**TASK INPUTS**
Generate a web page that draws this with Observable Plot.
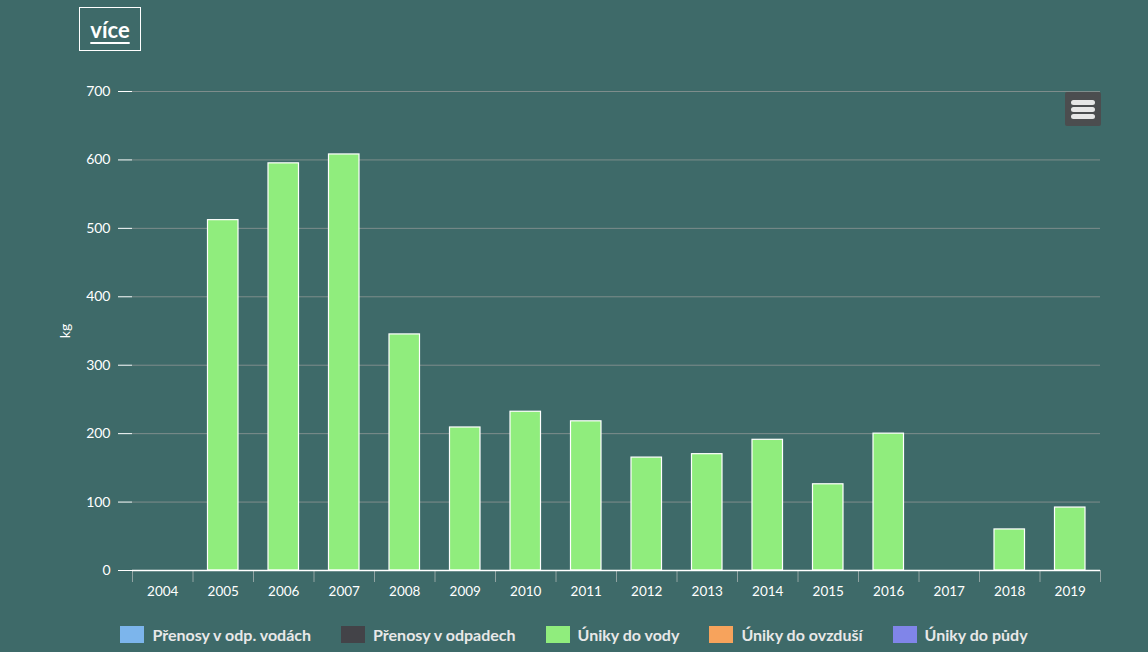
==
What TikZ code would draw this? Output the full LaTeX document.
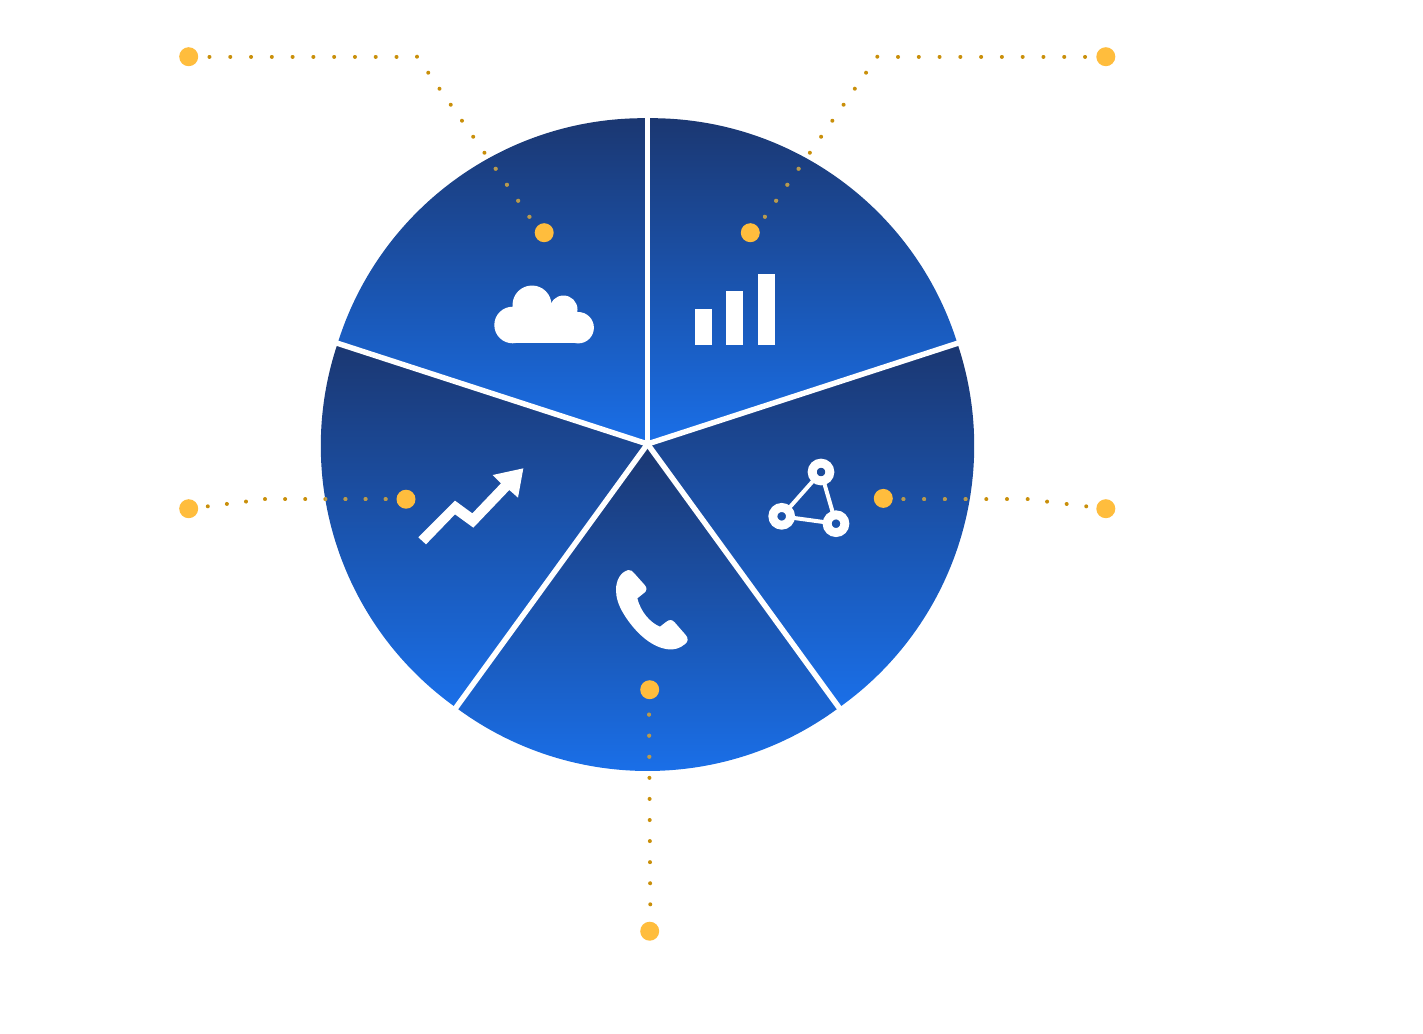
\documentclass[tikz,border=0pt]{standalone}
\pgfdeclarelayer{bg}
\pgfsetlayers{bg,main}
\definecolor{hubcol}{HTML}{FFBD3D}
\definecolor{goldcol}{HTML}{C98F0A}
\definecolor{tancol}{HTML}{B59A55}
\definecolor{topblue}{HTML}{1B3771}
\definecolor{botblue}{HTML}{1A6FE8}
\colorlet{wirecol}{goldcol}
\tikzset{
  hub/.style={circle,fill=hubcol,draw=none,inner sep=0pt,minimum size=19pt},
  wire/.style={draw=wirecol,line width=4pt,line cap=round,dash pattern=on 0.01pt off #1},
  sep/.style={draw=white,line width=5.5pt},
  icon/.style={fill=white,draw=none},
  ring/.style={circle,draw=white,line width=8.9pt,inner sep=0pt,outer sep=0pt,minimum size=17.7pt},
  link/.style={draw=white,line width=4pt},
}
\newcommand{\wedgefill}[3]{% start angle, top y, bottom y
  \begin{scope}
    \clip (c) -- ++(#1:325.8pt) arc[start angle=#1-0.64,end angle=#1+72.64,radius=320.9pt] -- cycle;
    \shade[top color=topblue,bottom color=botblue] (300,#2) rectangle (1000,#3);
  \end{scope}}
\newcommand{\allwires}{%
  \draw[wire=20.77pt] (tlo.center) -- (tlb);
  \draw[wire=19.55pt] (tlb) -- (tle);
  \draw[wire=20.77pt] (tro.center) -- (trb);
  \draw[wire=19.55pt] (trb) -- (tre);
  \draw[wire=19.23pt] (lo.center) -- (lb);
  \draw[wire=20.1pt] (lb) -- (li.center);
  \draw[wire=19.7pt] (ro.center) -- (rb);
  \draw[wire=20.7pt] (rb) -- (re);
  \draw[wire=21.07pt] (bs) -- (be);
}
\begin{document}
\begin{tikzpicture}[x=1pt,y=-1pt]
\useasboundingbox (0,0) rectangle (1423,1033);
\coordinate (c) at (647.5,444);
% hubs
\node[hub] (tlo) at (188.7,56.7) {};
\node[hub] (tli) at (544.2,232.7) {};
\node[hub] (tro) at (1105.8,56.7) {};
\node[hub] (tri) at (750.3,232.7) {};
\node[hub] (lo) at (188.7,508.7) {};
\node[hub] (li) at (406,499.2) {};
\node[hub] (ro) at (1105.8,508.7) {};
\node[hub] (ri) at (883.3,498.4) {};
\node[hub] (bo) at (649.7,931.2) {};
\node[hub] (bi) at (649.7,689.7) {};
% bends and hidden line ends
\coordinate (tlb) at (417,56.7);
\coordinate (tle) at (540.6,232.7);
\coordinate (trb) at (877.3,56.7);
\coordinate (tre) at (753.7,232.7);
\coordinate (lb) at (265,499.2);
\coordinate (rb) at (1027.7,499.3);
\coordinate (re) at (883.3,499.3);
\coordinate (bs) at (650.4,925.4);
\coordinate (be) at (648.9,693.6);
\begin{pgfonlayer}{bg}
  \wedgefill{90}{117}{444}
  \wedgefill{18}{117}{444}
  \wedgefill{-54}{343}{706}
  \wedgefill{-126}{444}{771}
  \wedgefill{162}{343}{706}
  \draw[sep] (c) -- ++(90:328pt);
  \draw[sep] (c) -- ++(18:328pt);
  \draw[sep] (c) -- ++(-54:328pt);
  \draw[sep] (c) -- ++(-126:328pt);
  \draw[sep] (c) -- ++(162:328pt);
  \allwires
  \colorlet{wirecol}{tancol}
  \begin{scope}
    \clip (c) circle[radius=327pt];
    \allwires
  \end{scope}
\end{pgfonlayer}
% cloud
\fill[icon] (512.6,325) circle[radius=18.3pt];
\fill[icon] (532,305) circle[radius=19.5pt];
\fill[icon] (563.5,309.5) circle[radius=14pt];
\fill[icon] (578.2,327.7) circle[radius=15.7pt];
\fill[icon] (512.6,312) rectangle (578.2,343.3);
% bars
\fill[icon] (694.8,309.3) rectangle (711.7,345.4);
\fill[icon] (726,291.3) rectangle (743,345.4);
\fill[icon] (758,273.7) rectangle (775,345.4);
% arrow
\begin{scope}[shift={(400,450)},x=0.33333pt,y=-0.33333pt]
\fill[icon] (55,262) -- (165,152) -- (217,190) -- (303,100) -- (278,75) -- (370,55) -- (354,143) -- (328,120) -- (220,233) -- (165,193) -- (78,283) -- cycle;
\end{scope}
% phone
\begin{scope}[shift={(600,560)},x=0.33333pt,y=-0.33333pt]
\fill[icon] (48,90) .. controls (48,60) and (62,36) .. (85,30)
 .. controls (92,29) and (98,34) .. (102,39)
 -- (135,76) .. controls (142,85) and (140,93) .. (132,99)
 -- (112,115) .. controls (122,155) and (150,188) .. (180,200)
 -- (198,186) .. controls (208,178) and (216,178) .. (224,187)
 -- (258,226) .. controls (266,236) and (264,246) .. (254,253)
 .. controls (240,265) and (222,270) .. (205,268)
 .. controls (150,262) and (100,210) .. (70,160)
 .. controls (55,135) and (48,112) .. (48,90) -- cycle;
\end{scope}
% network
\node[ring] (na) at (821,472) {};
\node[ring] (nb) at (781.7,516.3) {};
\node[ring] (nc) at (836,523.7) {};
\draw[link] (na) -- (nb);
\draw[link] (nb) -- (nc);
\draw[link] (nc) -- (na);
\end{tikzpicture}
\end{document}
==
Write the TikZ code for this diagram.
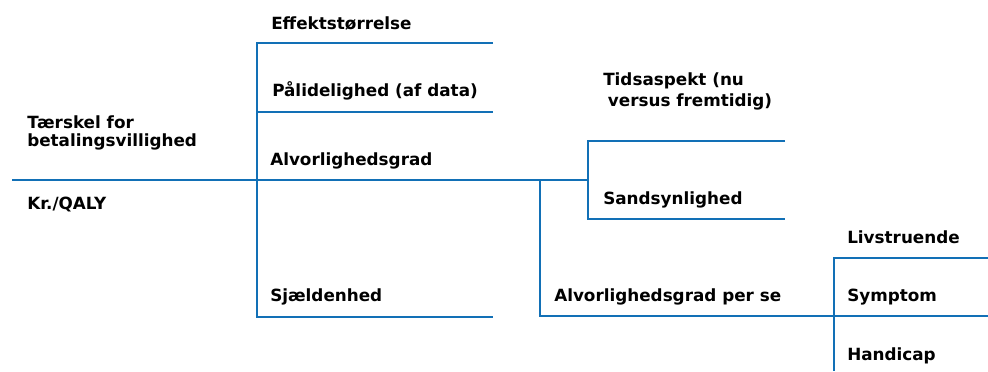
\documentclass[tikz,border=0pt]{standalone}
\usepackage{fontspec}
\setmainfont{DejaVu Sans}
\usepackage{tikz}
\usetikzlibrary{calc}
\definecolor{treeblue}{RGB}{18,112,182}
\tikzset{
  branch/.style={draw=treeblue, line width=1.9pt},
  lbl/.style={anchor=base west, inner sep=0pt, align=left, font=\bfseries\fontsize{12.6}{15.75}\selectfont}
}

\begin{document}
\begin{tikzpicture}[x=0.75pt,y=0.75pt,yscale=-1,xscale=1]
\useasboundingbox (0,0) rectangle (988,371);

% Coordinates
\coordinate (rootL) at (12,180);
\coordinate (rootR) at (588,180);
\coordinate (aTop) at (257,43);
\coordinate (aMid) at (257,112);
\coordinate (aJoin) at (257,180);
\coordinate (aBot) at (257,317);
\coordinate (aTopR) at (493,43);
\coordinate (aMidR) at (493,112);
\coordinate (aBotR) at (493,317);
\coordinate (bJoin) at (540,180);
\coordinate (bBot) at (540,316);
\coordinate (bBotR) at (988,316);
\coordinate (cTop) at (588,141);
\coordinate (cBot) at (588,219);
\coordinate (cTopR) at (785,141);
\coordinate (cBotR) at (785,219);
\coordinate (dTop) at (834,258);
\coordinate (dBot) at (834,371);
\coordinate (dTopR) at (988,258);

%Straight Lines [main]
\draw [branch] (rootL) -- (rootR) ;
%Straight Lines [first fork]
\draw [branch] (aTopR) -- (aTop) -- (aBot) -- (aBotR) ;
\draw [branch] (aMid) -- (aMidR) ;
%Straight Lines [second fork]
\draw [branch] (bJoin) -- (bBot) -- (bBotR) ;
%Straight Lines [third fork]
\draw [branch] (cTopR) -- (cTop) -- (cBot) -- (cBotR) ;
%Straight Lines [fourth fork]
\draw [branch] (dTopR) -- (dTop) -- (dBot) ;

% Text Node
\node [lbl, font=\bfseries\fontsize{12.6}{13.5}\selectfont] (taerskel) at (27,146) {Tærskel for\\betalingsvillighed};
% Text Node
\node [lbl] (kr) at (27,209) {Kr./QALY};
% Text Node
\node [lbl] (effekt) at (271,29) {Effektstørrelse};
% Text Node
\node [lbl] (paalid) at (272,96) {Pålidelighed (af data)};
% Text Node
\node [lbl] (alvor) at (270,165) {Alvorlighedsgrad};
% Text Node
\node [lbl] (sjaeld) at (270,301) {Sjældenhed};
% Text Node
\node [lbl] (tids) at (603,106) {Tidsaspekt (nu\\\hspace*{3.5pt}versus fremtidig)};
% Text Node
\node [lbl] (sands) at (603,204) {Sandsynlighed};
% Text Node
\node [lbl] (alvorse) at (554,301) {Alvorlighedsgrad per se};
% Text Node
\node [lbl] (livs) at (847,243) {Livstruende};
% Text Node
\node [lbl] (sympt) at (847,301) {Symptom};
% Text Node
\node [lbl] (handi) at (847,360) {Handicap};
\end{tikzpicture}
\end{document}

**WHAT TO DO**
Reproduce exactly the section that begins with the line containing "Write the TikZ code for this diagram." and ends with the line containing "(0,0) rectangle (988,371);". Both boundary lines belong in the copy, but pictures do not.

**SOLUTION FOR THIS PROBLEM**
Write the TikZ code for this diagram.
\documentclass[tikz,border=0pt]{standalone}
\usepackage{fontspec}
\setmainfont{DejaVu Sans}
\usepackage{tikz}
\usetikzlibrary{calc}
\definecolor{treeblue}{RGB}{18,112,182}
\tikzset{
  branch/.style={draw=treeblue, line width=1.9pt},
  lbl/.style={anchor=base west, inner sep=0pt, align=left, font=\bfseries\fontsize{12.6}{15.75}\selectfont}
}

\begin{document}
\begin{tikzpicture}[x=0.75pt,y=0.75pt,yscale=-1,xscale=1]
\useasboundingbox (0,0) rectangle (988,371);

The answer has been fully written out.